> The task
Transcribe the data in full and exactly, omitting any pictures.

<<<<

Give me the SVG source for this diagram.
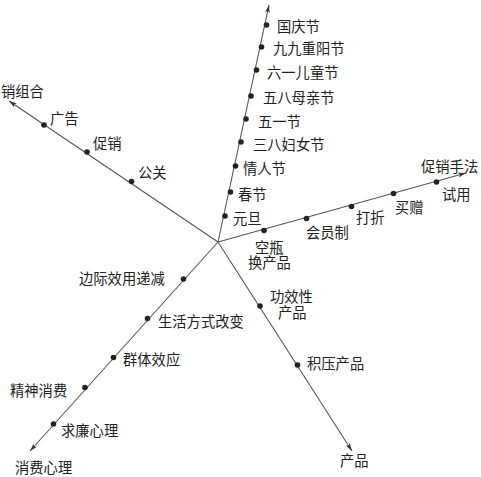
<svg xmlns="http://www.w3.org/2000/svg" width="481" height="477" viewBox="0 0 481 477">
<defs>
<marker id="ah" viewBox="0 0 10 6" refX="10" refY="3" markerWidth="8" markerHeight="5" markerUnits="userSpaceOnUse" orient="auto">
<path d="M0,0 L10,3 L0,6 L2.5,3 Z" fill="#333"/>
</marker>
</defs>
<style>
.ax{stroke:#555;stroke-width:1.1;fill:none}
.d{fill:#222}
text{font-family:"Noto Sans CJK SC","Noto Sans CJK JP",sans-serif;font-size:14.3px;fill:#222;dominant-baseline:central}
</style>
<rect width="481" height="477" fill="#fff"/>
<g id="connectors">
<line class="ax" x1="218" y1="242" x2="269" y2="5" marker-end="url(#ah)"/>
<line class="ax" x1="218" y1="242" x2="9" y2="101" marker-end="url(#ah)"/>
<line class="ax" x1="218" y1="242" x2="466" y2="173" marker-end="url(#ah)"/>
<line class="ax" x1="218" y1="242" x2="30" y2="451" marker-end="url(#ah)"/>
<line class="ax" x1="218" y1="242" x2="352" y2="451" marker-end="url(#ah)"/>
</g>
<g id="axis-festival">
<g id="n-guoqing"><circle class="d" cx="266.5" cy="25" r="2.8"/><text x="277" y="25">国庆节</text></g>
<g id="n-chongyang"><circle class="d" cx="261.5" cy="47" r="2.8"/><text x="273" y="47">九九重阳节</text></g>
<g id="n-ertong"><circle class="d" cx="256.5" cy="70" r="2.8"/><text x="267" y="71">六一儿童节</text></g>
<g id="n-muqin"><circle class="d" cx="251" cy="96" r="2.8"/><text x="263" y="96">五八母亲节</text></g>
<g id="n-wuyi"><circle class="d" cx="246" cy="119" r="2.8"/><text x="258" y="120">五一节</text></g>
<g id="n-funv"><circle class="d" cx="241" cy="142" r="2.8"/><text x="253" y="143">三八妇女节</text></g>
<g id="n-qingren"><circle class="d" cx="235.5" cy="166" r="2.8"/><text x="243" y="167">情人节</text></g>
<g id="n-chunjie"><circle class="d" cx="230.5" cy="192" r="2.8"/><text x="238" y="193">春节</text></g>
<g id="n-yuandan"><circle class="d" cx="225" cy="216" r="2.8"/><text x="233" y="217">元旦</text></g>
</g>
<g id="axis-marketing">
<g id="n-mix-label"><text x="1" y="90">销组合</text></g>
<g id="n-guanggao"><circle class="d" cx="44" cy="125" r="2.8"/><text x="50" y="117">广告</text></g>
<g id="n-cuxiao"><circle class="d" cx="87" cy="152" r="2.8"/><text x="93" y="142">促销</text></g>
<g id="n-gongguan"><circle class="d" cx="131.5" cy="181.5" r="2.8"/><text x="138" y="171">公关</text></g>
</g>
<g id="axis-promotion">
<g id="n-method-label"><text x="421" y="165">促销手法</text></g>
<g id="n-shiyong"><circle class="d" cx="436.5" cy="182" r="2.8"/><text x="442" y="193">试用</text></g>
<g id="n-maizeng"><circle class="d" cx="393.5" cy="193.5" r="2.8"/><text x="395" y="206">买赠</text></g>
<g id="n-dazhe"><circle class="d" cx="351.5" cy="206.5" r="2.8"/><text x="356" y="216">打折</text></g>
<g id="n-huiyuan"><circle class="d" cx="306.5" cy="218.5" r="2.8"/><text x="306" y="231">会员制</text></g>
<g id="n-kongping"><circle class="d" cx="264" cy="230.5" r="2.8"/><text x="255" y="246">空瓶<tspan x="248" dy="15">换产品</tspan></text></g>
</g>
<g id="axis-consumer">
<g id="n-bianji"><circle class="d" cx="183.5" cy="279" r="2.8"/><text x="79" y="277">边际效用递减</text></g>
<g id="n-shenghuo"><circle class="d" cx="147.5" cy="318.5" r="2.8"/><text x="158" y="320">生活方式改变</text></g>
<g id="n-qunti"><circle class="d" cx="113.5" cy="357.5" r="2.8"/><text x="123" y="358">群体效应</text></g>
<g id="n-jingshen"><circle class="d" cx="85" cy="387.5" r="2.8"/><text x="10" y="389">精神消费</text></g>
<g id="n-qiulian"><circle class="d" cx="53.5" cy="424" r="2.8"/><text x="61" y="429">求廉心理</text></g>
<g id="n-consumer-label"><text x="15" y="466">消费心理</text></g>
</g>
<g id="axis-product">
<g id="n-gongxiao"><circle class="d" cx="260" cy="306" r="2.8"/><text x="270" y="295">功效性<tspan x="278" dy="16">产品</tspan></text></g>
<g id="n-jiya"><circle class="d" cx="297.5" cy="365" r="2.8"/><text x="307" y="362">积压产品</text></g>
<g id="n-product-label"><text x="340" y="459">产品</text></g>
</g>
</svg>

>>>>

> Answer to the problem
Give me the SVG source for this diagram.
<svg xmlns="http://www.w3.org/2000/svg" width="481" height="477" viewBox="0 0 481 477">
<defs>
<marker id="ah" viewBox="0 0 10 6" refX="10" refY="3" markerWidth="8" markerHeight="5" markerUnits="userSpaceOnUse" orient="auto">
<path d="M0,0 L10,3 L0,6 L2.5,3 Z" fill="#333"/>
</marker>
</defs>
<style>
.ax{stroke:#555;stroke-width:1.1;fill:none}
.d{fill:#222}
text{font-family:"Noto Sans CJK SC","Noto Sans CJK JP",sans-serif;font-size:14.3px;fill:#222;dominant-baseline:central}
</style>
<rect width="481" height="477" fill="#fff"/>
<g id="connectors">
<line class="ax" x1="218" y1="242" x2="269" y2="5" marker-end="url(#ah)"/>
<line class="ax" x1="218" y1="242" x2="9" y2="101" marker-end="url(#ah)"/>
<line class="ax" x1="218" y1="242" x2="466" y2="173" marker-end="url(#ah)"/>
<line class="ax" x1="218" y1="242" x2="30" y2="451" marker-end="url(#ah)"/>
<line class="ax" x1="218" y1="242" x2="352" y2="451" marker-end="url(#ah)"/>
</g>
<g id="axis-festival">
<g id="n-guoqing"><circle class="d" cx="266.5" cy="25" r="2.8"/><text x="277" y="25">国庆节</text></g>
<g id="n-chongyang"><circle class="d" cx="261.5" cy="47" r="2.8"/><text x="273" y="47">九九重阳节</text></g>
<g id="n-ertong"><circle class="d" cx="256.5" cy="70" r="2.8"/><text x="267" y="71">六一儿童节</text></g>
<g id="n-muqin"><circle class="d" cx="251" cy="96" r="2.8"/><text x="263" y="96">五八母亲节</text></g>
<g id="n-wuyi"><circle class="d" cx="246" cy="119" r="2.8"/><text x="258" y="120">五一节</text></g>
<g id="n-funv"><circle class="d" cx="241" cy="142" r="2.8"/><text x="253" y="143">三八妇女节</text></g>
<g id="n-qingren"><circle class="d" cx="235.5" cy="166" r="2.8"/><text x="243" y="167">情人节</text></g>
<g id="n-chunjie"><circle class="d" cx="230.5" cy="192" r="2.8"/><text x="238" y="193">春节</text></g>
<g id="n-yuandan"><circle class="d" cx="225" cy="216" r="2.8"/><text x="233" y="217">元旦</text></g>
</g>
<g id="axis-marketing">
<g id="n-mix-label"><text x="1" y="90">销组合</text></g>
<g id="n-guanggao"><circle class="d" cx="44" cy="125" r="2.8"/><text x="50" y="117">广告</text></g>
<g id="n-cuxiao"><circle class="d" cx="87" cy="152" r="2.8"/><text x="93" y="142">促销</text></g>
<g id="n-gongguan"><circle class="d" cx="131.5" cy="181.5" r="2.8"/><text x="138" y="171">公关</text></g>
</g>
<g id="axis-promotion">
<g id="n-method-label"><text x="421" y="165">促销手法</text></g>
<g id="n-shiyong"><circle class="d" cx="436.5" cy="182" r="2.8"/><text x="442" y="193">试用</text></g>
<g id="n-maizeng"><circle class="d" cx="393.5" cy="193.5" r="2.8"/><text x="395" y="206">买赠</text></g>
<g id="n-dazhe"><circle class="d" cx="351.5" cy="206.5" r="2.8"/><text x="356" y="216">打折</text></g>
<g id="n-huiyuan"><circle class="d" cx="306.5" cy="218.5" r="2.8"/><text x="306" y="231">会员制</text></g>
<g id="n-kongping"><circle class="d" cx="264" cy="230.5" r="2.8"/><text x="255" y="246">空瓶<tspan x="248" dy="15">换产品</tspan></text></g>
</g>
<g id="axis-consumer">
<g id="n-bianji"><circle class="d" cx="183.5" cy="279" r="2.8"/><text x="79" y="277">边际效用递减</text></g>
<g id="n-shenghuo"><circle class="d" cx="147.5" cy="318.5" r="2.8"/><text x="158" y="320">生活方式改变</text></g>
<g id="n-qunti"><circle class="d" cx="113.5" cy="357.5" r="2.8"/><text x="123" y="358">群体效应</text></g>
<g id="n-jingshen"><circle class="d" cx="85" cy="387.5" r="2.8"/><text x="10" y="389">精神消费</text></g>
<g id="n-qiulian"><circle class="d" cx="53.5" cy="424" r="2.8"/><text x="61" y="429">求廉心理</text></g>
<g id="n-consumer-label"><text x="15" y="466">消费心理</text></g>
</g>
<g id="axis-product">
<g id="n-gongxiao"><circle class="d" cx="260" cy="306" r="2.8"/><text x="270" y="295">功效性<tspan x="278" dy="16">产品</tspan></text></g>
<g id="n-jiya"><circle class="d" cx="297.5" cy="365" r="2.8"/><text x="307" y="362">积压产品</text></g>
<g id="n-product-label"><text x="340" y="459">产品</text></g>
</g>
</svg>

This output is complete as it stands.